I was specifically thinking about the Element 116/118 scandal and the Korean cloning scandal. One thing that I found curious and somewhat amusing was the fact that it became obvious that the senior scientists involved basically just rubber stamped the papers, and had no real idea what the junior scientist was doing, so once it became obvious that the junior scientist had faked their data, you had the senior co-authors in some seriously, seriously embarassing situations. Now it is rare for someone to totally make up data, but it is amusing what happens when someone does.

This goes to the way that research works in universities. It's an open secret that in most university research, it's the grad students, post-docs, and junior people that do most of the grunt work, and the role of the senior people is to a) get funding and b) offer some insight and review. It's not a bad system, but when you have a senior professor that manages to co-author 50 papers a year, it's much less a function of individual genius than management competence.

One other thing is that interesting is that all of this involves open secrets. There are situations in which a senior scientist does work on an original idea, and there are also situations in which they put their name on the paper in because they rubber stamped the findings. It's pretty simple to figure out which is which.
 
  • #19
Also just as a note for undergraduate and graduate students. Learning and thinking about the business and political parts of science research are going to be as important for your career as the technical parts.

One thing that is different about academia and industry is that in industry recommendations are useless, whereas they are the lifeblood in academia. The other difference is that if I go out and advertise for a computer programmer, then the odds are that I will have never met any of the people that are applying. If a search committee goes out and looks for a cosmology professor, you send them your CV, and they've never heard of you before, then it's rather unlikely that you will get the job.

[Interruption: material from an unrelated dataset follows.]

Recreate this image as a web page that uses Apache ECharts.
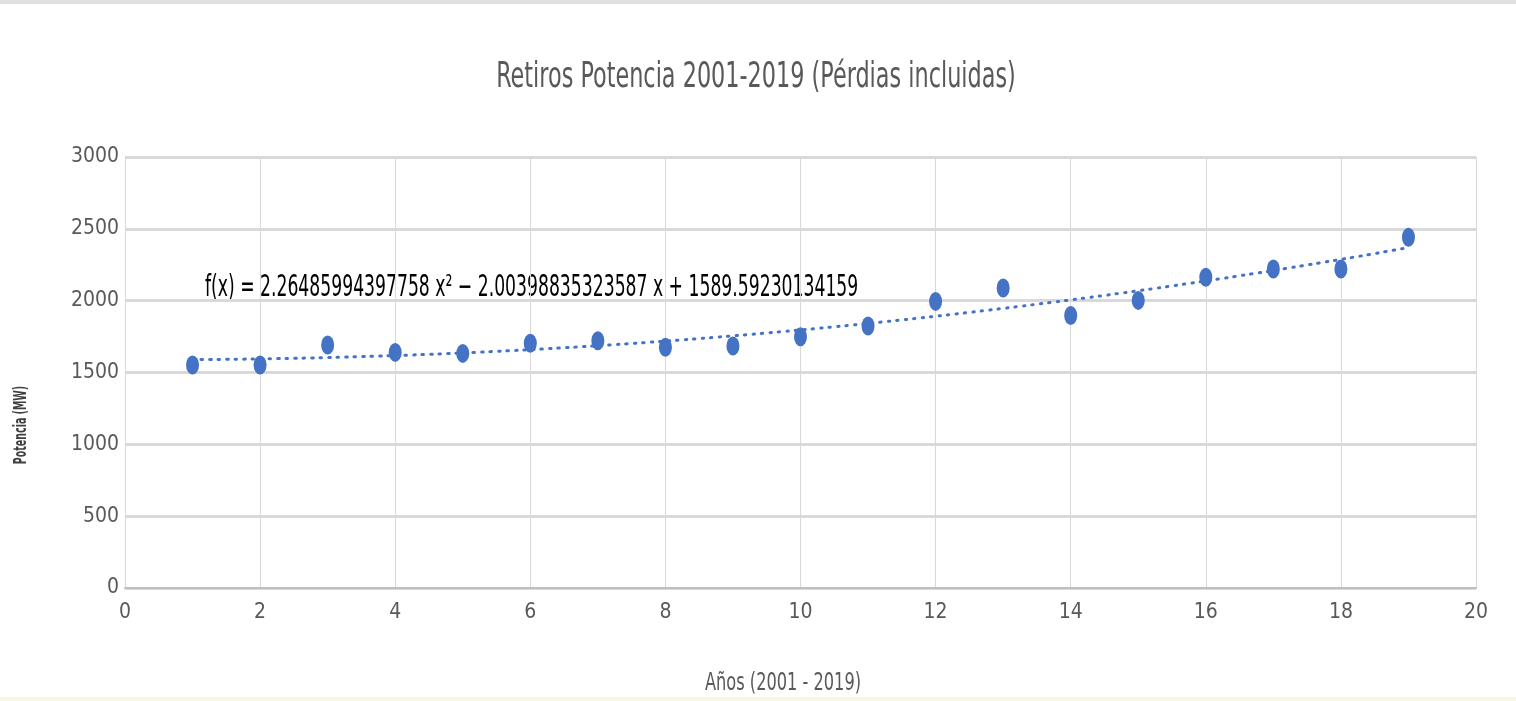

One good thing about the internet is that it's made the game a lot more transparent than it was before, and "rumor mills" are part of new science landscape.

http://cdm.berkeley.edu/doku.php?id=astrophysicsjobs

One thing that should give you pause is how few jobs there are. I think they number of new astronomy Ph.D.'s produced each year is about 300.
 
Last edited by a moderator:
  • #20
twofish-quant said:
So how does the institution determine their research interests?

The institutions don't pick the professors, the professors pick the institution that shares his/hers research interest.
 
  • #21
I'm curious how many respondents on this thread have actually been on a faculty search committee.
 
  • #22
Andy Resnick said:
I'm curious how many respondents on this thread have actually been on a faculty search committee.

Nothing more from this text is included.